The differential equation is the following:
$ydx+(\frac{y^2}{4}-2x)dy=0$
It can be written as:
$\frac{y}{2x-\frac{y^2}{4}}=\frac{dy}{dx}$
However, this is not the linear shape. So we rewrite the equation as:
$\frac{2x-\frac{y^2}{4}}{y}=\frac{dx}{dy}\to\frac{dx}{dy}-\frac{2x}{y}=-\frac{y}{4}$
The integrating factor is:
$e^{\int{\frac{-2dy}{y}}}=\frac{k}{y^2}$ and k can't be zero (1).
If you apply the integrating factor to the original equation you get:
$\frac{k}{y}dx+(\frac{k}{4}-\frac{-2xk}{y^2})dy=0$
According to the definition of an exact differential equation, it must be true that the partial derivative in Y of $\frac{k}{y}$ is equal to the partial derivative in X of $(\frac{k}{4}-\frac{-2xk}{y^2})$. This leaves us with the equality:
$\frac{-k}{y^2}=\frac{-2k}{y^2}$
So the only possible solution is $k=0$, but this a contradiction (1).
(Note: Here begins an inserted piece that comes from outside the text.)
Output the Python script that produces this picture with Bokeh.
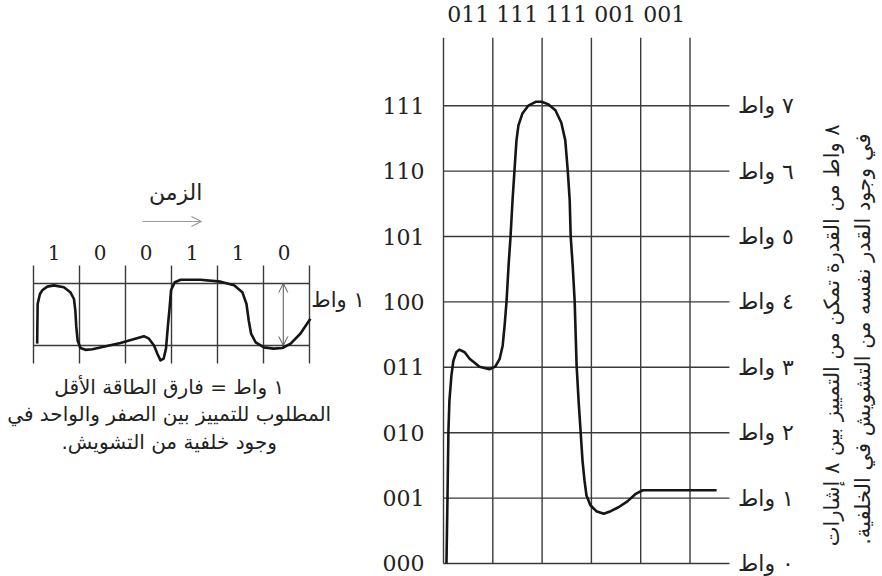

How is it possible? Am I making a mistake? How can I get an integrating factor other than zero?
Best Answer
You can not just apply the integrating factor to the original equation. You need to apply it to the equation that you computed it for. $$ \frac1{y^2}\frac{xy}{xy}-\frac{2x}{y^3}=-\frac1{4y} $$ is nicely integrable.